Yo creo que la Luna no debería de tener dueño. Parece estúpido que ese trocito de tierra de mármol que flota en la nada y del que tantos poetas han sacado beneficio, al que tantos enamorados a distancia han mirado a la vez desde sus respectivas penas para sentirse reconfortados por un instante de sosiego, que ese terruño cósmico al que tantos tontos hemos intentado herir con pedradas terrestres y que sigue en su sitio, impávido y majestuoso, seguro de que su existencia es más importante que la nuestra y de que sin él la vida valdría menos la pena, pueda ser tasado y adquirido por un puñado avaricioso de necios planetarios.

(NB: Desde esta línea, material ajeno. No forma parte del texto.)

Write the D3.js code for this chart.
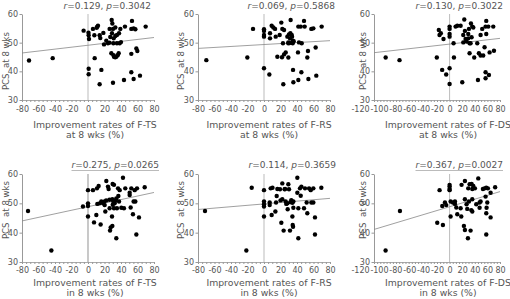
<!DOCTYPE html>
<html>
<head>
<meta charset="utf-8">
<script src="https://cdn.jsdelivr.net/npm/d3@7"></script>
<style>
    body { margin: 0; background: #fff; }
    svg text { font-family: "DejaVu Sans", Verdana, sans-serif; fill: #555; }
</style>
</head>
<body>
<div id="graph"></div>
<script>
'use strict';

// points: [improvement rate (%), PCS]
const ftsAt8 = [[-71.5,43.8],[-42.8,44.6],[-5.3,54.2],[0.8,52.6],[1.2,51.3],[0.8,40.9],[0.8,39.0],[8.1,44.6],[6.0,54.8],[10.5,55.2],[12.1,55.9],[7.7,52.6],[14.1,52.6],[14.9,51.6],[16.2,40.5],[14.1,35.5],[18.6,53.4],[19.4,49.4],[22.2,50.7],[24.2,49.8],[26.2,54.8],[28.7,57.9],[29.5,56.7],[30.3,54.8],[29.1,53.3],[31.1,51.5],[33.1,52.3],[30.7,49.8],[35.1,49.8],[38.4,49.8],[35.1,52.7],[37.6,53.3],[39.2,54.8],[33.1,55.3],[28.3,46.3],[31.5,45.1],[34.3,45.1],[37.2,46.3],[30.3,36.0],[43.6,37.0],[44.8,55.6],[52.5,46.1],[53.3,57.6],[52.5,54.8],[55.3,55.0],[57.4,54.7],[58.6,48.0],[59.8,47.1],[52.5,39.7],[55.3,37.3],[63.0,38.5],[69.9,55.6],[31,45.6],[33,44.9],[36,45.6],[26,50.0],[40,50.2],[0.6,53.5],[11,55.5],[27,52.0]];
const frsAt8 = [[-69.9,43.9],[-20.2,44.8],[-13.3,54.8],[0,54.7],[0,54.1],[0,52.7],[0,52.1],[0,41.1],[6.5,38.9],[7.3,53.3],[7.3,51.5],[9.3,55.9],[11.3,55.3],[13.4,54.8],[14.2,52.1],[16.2,45.1],[19.0,52.7],[21.0,57.0],[22.2,54.8],[24.3,54.4],[23.0,49.8],[21.8,44.9],[24.3,45.9],[26.3,46.6],[23.4,35.5],[28.3,52.1],[29.5,50.1],[30.3,52.9],[31.5,51.5],[33.6,52.7],[34.8,50.7],[29.5,49.8],[32.3,57.9],[34.8,49.8],[29.5,44.8],[35.2,40.5],[35.6,36.2],[41.6,55.6],[44.5,55.6],[48.5,57.6],[49.3,55.6],[41.6,37.0],[41.2,46.6],[45.3,39.7],[42.4,50.1],[45.7,49.8],[53.3,47.1],[52.5,44.8],[53.8,37.3],[57.4,54.8],[59.8,55.0],[62.6,48.3],[63.4,38.5],[69.9,55.6],[32,53.3],[34,52.1],[36,50.5],[31,49.9]];
const fdsAt8 = [[-101.5,44.8],[-79.5,43.9],[-20.3,44.8],[-17.1,54.4],[-13.9,53.3],[-16.0,52.7],[-9.7,51.3],[-11.8,40.5],[-5.4,38.9],[0,55.6],[0,54.8],[0,53.0],[0,52.1],[0,41.1],[0,35.6],[6.3,49.8],[6.9,44.8],[9.5,55.6],[12.2,55.9],[17.5,55.9],[20.1,36.2],[21.7,52.7],[23.3,58.1],[24.3,54.1],[21.7,50.1],[25.4,51.3],[27.0,50.4],[29.6,53.0],[30.7,54.8],[31.7,49.8],[29.6,51.5],[33.9,56.7],[36.0,55.6],[37.6,55.3],[34.9,51.9],[33.3,49.8],[31.7,46.3],[39.1,44.8],[45.0,37.0],[43.9,49.8],[46.5,46.3],[49.2,52.7],[49.2,45.5],[51.8,54.8],[57.1,55.6],[58.2,57.6],[58.2,53.0],[55.5,48.4],[53.4,45.5],[57.1,39.7],[57.1,37.6],[62.4,38.7],[63.5,46.6],[61.4,55.6],[69.3,55.6],[70.4,47.2]];
const ftsIn8 = [[-72.7,47.4],[-44.4,33.9],[-6.1,48.9],[0,54.5],[0,50.0],[0,49.1],[0,45.5],[6.0,54.5],[7.3,43.5],[10.1,46.0],[10.9,55.1],[12.9,55.9],[11.3,49.8],[14.1,50.0],[15.3,42.8],[16.1,50.6],[18.2,50.0],[20.2,49.4],[21.0,47.2],[22.2,57.6],[24.2,55.7],[25.0,54.9],[26.2,48.3],[26.7,40.7],[27.5,41.8],[29.1,45.5],[29.5,42.3],[29.9,56.6],[31.5,56.3],[29.5,51.4],[30.7,50.6],[32.3,50.0],[33.5,50.9],[34.3,38.1],[31.5,48.3],[35.1,48.3],[36.4,55.1],[38.4,54.5],[36.8,52.5],[34.3,51.7],[37.6,50.6],[42.4,58.7],[40.4,48.5],[43.6,48.3],[45.2,55.1],[50.5,52.8],[50.5,53.6],[51.7,48.6],[52.5,55.1],[54.5,46.3],[55.3,50.6],[57.4,50.6],[58.6,39.4],[59.4,55.1],[61.8,45.2],[56.6,54.5],[68.7,55.5],[22,51.0],[20,50.6],[26,51.2],[30,49.5]];
const frsIn8 = [[-71.5,47.4],[-21.4,33.9],[-14.9,55.3],[0,54.5],[0,50.6],[0,49.7],[0,48.9],[0,45.5],[6.9,50.3],[6.9,49.4],[8.1,55.1],[9.3,46.0],[10.3,55.3],[13.8,47.2],[14.6,50.3],[15.4,52.5],[16.2,54.9],[19.4,54.8],[21.0,43.4],[22.2,56.8],[22.2,51.4],[23.8,40.7],[25.5,54.9],[26.3,50.6],[28.3,50.0],[28.7,48.0],[29.5,56.5],[30.3,54.8],[31.5,40.7],[33.1,51.1],[34.4,50.2],[34.4,45.5],[34.8,42.6],[35.2,42.0],[35.6,50.6],[35.6,48.5],[40.4,58.7],[41.6,38.1],[41.6,48.3],[40.4,53.6],[43.6,55.1],[44.5,52.6],[45.3,55.7],[48.5,48.3],[49.7,55.1],[51.7,50.3],[52.5,46.6],[54.6,55.1],[56.6,54.5],[57.4,50.3],[59.8,50.3],[59.8,55.1],[61.8,45.2],[61.8,39.4],[69.5,55.3],[25,54.8],[27,49.8],[20,51.0],[32,50.4]];
const fdsIn8 = [[-101.6,33.9],[-78.8,47.4],[-19.6,43.4],[-15.9,54.5],[-11.6,49.1],[-10.6,42.6],[-7.4,50.3],[-5.3,49.4],[0,56.3],[0,55.7],[0,54.9],[0,54.5],[1.6,50.6],[1.6,45.5],[5.3,50.3],[8.5,50.6],[8.5,49.8],[10.6,48.6],[12.2,46.3],[17.5,48.3],[18.5,45.5],[19.0,56.3],[22.7,42.3],[24.3,57.6],[24.3,51.4],[24.3,40.9],[26.9,49.7],[28.0,48.1],[29.1,38.1],[29.6,55.1],[30.7,50.6],[31.7,56.5],[33.3,40.7],[34.4,47.7],[34.9,56.6],[36.0,54.9],[36.0,51.4],[36.0,47.2],[37.6,55.9],[40.2,55.1],[42.3,49.7],[47.6,48.5],[47.6,50.3],[45.5,58.5],[49.2,50.6],[52.9,54.9],[55.5,55.1],[57.1,52.3],[58.2,55.3],[58.2,46.6],[58.2,39.4],[59.8,50.3],[58.7,48.5],[60.8,55.1],[65.1,45.2],[65.1,53.6],[72.3,55.5]];

// regression line, PCS at the left and right end of the x domain
const fitLeft = [46.4, 48.0, 46.5, 44.0, 47.9, 41.1];
const fitRight = [51.8, 50.7, 51.5, 53.7, 51.7, 54.0];

const rValues = ['0.129', '0.069', '0.130', '0.275', '0.114', '0.367'];
const pValues = ['0.3042', '0.5868', '0.3022', '0.0265', '0.3659', '0.0027'];
const scaleNames = ['F-TS', 'F-RS', 'F-DS'];
const periodNames = ['at 8 wks (%)', 'in 8 wks (%)'];

const yTicks = [30, 40, 50, 60];
const xTicksNarrow = [-80, -60, -40, -20, 0, 20, 40, 60, 80];
const xTicksWide = [-120, -100, -80, -60, -40, -20, 0, 20, 40, 60, 80];

let w = 510, h = 299;
let svg = d3.select('#graph').append('svg').attr('width', w).attr('height', h);

// layout of the 3x2 grid
let cols = [
    { left: 22, right: 154, mid: 95, yLab: 8.5, ticks: xTicksNarrow },
    { left: 198, right: 330, mid: 269, yLab: 183.5, ticks: xTicksNarrow },
    { left: 374, right: 500, mid: 448, yLab: 366, ticks: xTicksWide }
];
let rows = [
    { top: 14, bottom: 100, title: 8.5, yLabMid: 61, tickPad: 6, lab1: 127.5, lab2: 137.5 },
    { top: 174, bottom: 262, title: 168, yLabMid: 210, tickPad: 5, lab1: 285.5, lab2: 295.5 }
];
let titleEnds = [151, 335, 503, 159, 336, 503];
let datasets = [ftsAt8, frsAt8, fdsAt8, ftsIn8, frsIn8, fdsIn8];

function drawPanel(i) {
    let col = cols[i % 3], row = rows[Math.floor(i / 3)];
    let xDomain = [col.ticks[0], col.ticks[col.ticks.length - 1]];
    let x = d3.scaleLinear().domain(xDomain).range([col.left, col.right]);
    let y = d3.scaleLinear().domain([30, 60]).range([row.bottom, row.top]);
    let g = svg.append('g');

    // x axis: light line with small minor ticks, labels separate
    g.append('g')
        .attr('transform', `translate(0,${row.bottom})`)
        .call(d3.axisBottom(x).tickValues(d3.range(xDomain[0], xDomain[1] + 1, 5)).tickSize(2).tickSizeOuter(0).tickFormat(''))
        .call(a => a.select('.domain').attr('stroke', '#aaa'))
        .call(a => a.selectAll('.tick line').attr('stroke', '#999'));

    let xLab = g.append('g')
        .attr('transform', `translate(0,${row.bottom})`)
        .call(d3.axisBottom(x).tickValues(col.ticks).tickSize(0).tickPadding(row.tickPad).tickFormat(d => String(d)));
    xLab.select('.domain').remove();
    xLab.selectAll('text').attr('font-size', 8).attr('font-family', null).attr('fill', null);

    // crowded labels: push the negative ones left so they do not overlap
    let labels = xLab.selectAll('.tick text').nodes();
    let zeroIdx = col.ticks.indexOf(0);
    for (let k = zeroIdx - 1; k >= 0; --k) {
        let cur = labels[k], next = labels[k + 1];
        let curBox = cur.getBBox(), nextBox = next.getBBox();
        let curShift = +cur.getAttribute('x') || 0;
        let nextShift = +next.getAttribute('x') || 0;
        let nextLeft = x(col.ticks[k + 1]) + nextShift - nextBox.width / 2;
        let curRight = x(col.ticks[k]) + curShift + curBox.width / 2;
        if (curRight > nextLeft - 0.8) {
            d3.select(cur).attr('x', curShift - (curRight - nextLeft + 0.8));
        }
    }

    // y axis
    let yAx = g.append('g')
        .attr('transform', `translate(${col.left},0)`)
        .call(d3.axisLeft(y).tickValues(yTicks).tickSize(2.5).tickPadding(1.5).tickSizeOuter(0));
    yAx.select('.domain').attr('stroke', '#999');
    yAx.selectAll('.tick line').attr('stroke', '#999');
    yAx.selectAll('text').attr('font-size', 8).attr('font-family', null).attr('fill', null);

    // vertical reference line at 0
    g.append('line')
        .attr('x1', x(0)).attr('x2', x(0))
        .attr('y1', y(60)).attr('y2', y(30))
        .attr('stroke', i === 3 ? '#bbb' : '#aaa')
        .attr('stroke-width', i === 3 ? 1.6 : 0.8);

    // regression line
    g.append('line')
        .attr('x1', x(xDomain[0])).attr('y1', y(fitLeft[i]))
        .attr('x2', x(xDomain[1])).attr('y2', y(fitRight[i]))
        .attr('stroke', '#888').attr('stroke-width', 0.8);

    g.selectAll('.dot').data(datasets[i]).enter().append('circle')
        .attr('class', 'dot')
        .attr('cx', d => x(d[0]))
        .attr('cy', d => y(d[1]))
        .attr('r', 2.2)
        .attr('fill', '#000');

    // r / p title, underlined where p < 0.05
    let title = g.append('text')
        .attr('x', titleEnds[i]).attr('y', row.title)
        .attr('text-anchor', 'end').attr('font-size', 9);
    title.append('tspan').attr('font-style', 'italic').text('r');
    title.append('tspan').text(`=${rValues[i]}, `);
    title.append('tspan').attr('font-style', 'italic').text('p');
    title.append('tspan').text(`=${pValues[i]}`);
    if (+pValues[i] < 0.05) {
        let tw = title.node().getComputedTextLength();
        g.append('line')
            .attr('x1', titleEnds[i] - tw).attr('x2', titleEnds[i])
            .attr('y1', row.title + 2.5).attr('y2', row.title + 2.5)
            .attr('stroke', '#bbb').attr('stroke-width', 1.2);
    }

    // axis titles
    g.append('text')
        .attr('x', col.mid).attr('y', row.lab1)
        .attr('text-anchor', 'middle').attr('font-size', 9.3)
        .text(`Improvement rates of ${scaleNames[i % 3]}`);
    g.append('text')
        .attr('x', col.mid).attr('y', row.lab2)
        .attr('text-anchor', 'middle').attr('font-size', 9.3)
        .text(periodNames[Math.floor(i / 3)]);

    g.append('text')
        .attr('transform', `translate(${col.yLab},${row.yLabMid}) rotate(-90)`)
        .attr('text-anchor', 'middle').attr('font-size', 8.6)
        .style('white-space', 'pre')
        .text('PCS  at 8 wks');
}

for (let i = 0; i < 6; ++i) {
    drawPanel(i);
}
</script>
</body>
</html>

Pero, en fin, el agua posee las mismas propiedades y también tiene propietario(s).
A medio camino entre los deseos de la ONU y los de Dennis Hope estaban los del poeta Jenaro Gajardo Vera, que murió en 1998 y escribió en su testamento el destino del satélite: «Dejo a mi pueblo la Luna, llena de amor por sus penas». Aunque es poco probable que la luna pertenezca a Chile, este último verso no es un mal final para la vida de un autor menor que, no obstante, compuso un poema tan magnífico que no rima por ninguna parte. Ojalá se me hubiese ocurrido terminar este texto con él.